In came sophomore Brad Smith (11-of-21 for 118 yards), who later in the quarter completed five straight passes to tie the game at 10. The fifth was a flair to the right flat for fullback Al Baker, who cut back toward the middle, got a crushing block from tight end Rodney Jackson, and swerved to the right sideline before hitting the end zone.

"We went in at halftime and felt good," Smith said. "We came back with the attitude that we were starting over, tied 10-10, and we wanted to play our game."

Didn't happen. Despite Mike Thomas' return to the backfield, the rushing attack managed only 86 yards. And when Smith wasn't being sacked, he was jumping around in the pocket, too often trying to find yardage instead of receivers.

"Give them credit, they were blitzing and doing various things," Smith said. "But a lot of times I was too hesitant. I was holding the ball too long."

Meaning the Cats could not hold the momentum. Or the football. Second possession of the second half, Kentucky picked up two first downs and, thanks to a Carolina roughing-the-passer penalty, reached the Tar Heel 15.

First down, Baker took a handoff around left end, appeared to have daylight ahead, only to have the football knocked out of his hands and out of bounds at the 12.

"I had the ball in the wrong arm," Baker said, "and their guy got his hand out and hit my arm. I was trying to hold on to it and just popped out of my hand."

"If he had hung onto it," Curry said, "I'm not sure anyone could have tackled him."

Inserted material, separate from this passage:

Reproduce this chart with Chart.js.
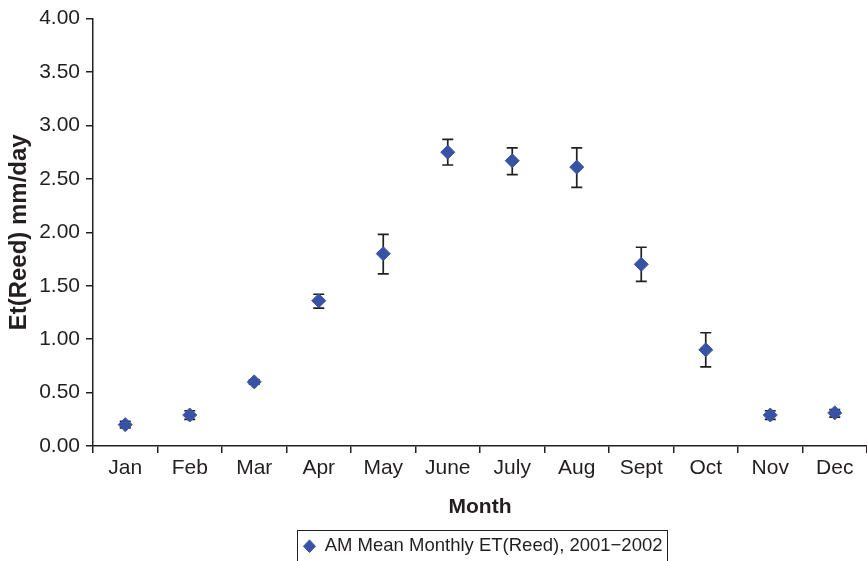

Thus UK again settled for a Pelfrey field goal -- a 32-yarder. And a 13-10 lead with 3:12 left in the third quarter.

After that, "They just out-toughed us late in the game," linebacker Randy Holleran said.

Gwaltney's 37-yard field goal tied the game 13-13. Kentucky responded with a first down. But on third-and-five from its 41, Smith tried to scramble for the first-down stick and came up inches short.

"That was one of those plays where I was hesitant," he said. "I tried to run for it when I should have dropped it off to the running back and let him get the yardage."

Curry flirted briefly with trying for the first down, but backed off. And the move appeared to pay off when UK covered Hawk's 41-yard punt by tackling the Heels at the 18.

But then, alas, came the 42-yard pass completion. The dreaded big play, that again led to defeat.

"We finally put ourselves in a position to win the football game," Curry said, "and we couldn't deliver. Obviously, we haven't grown to that point yet."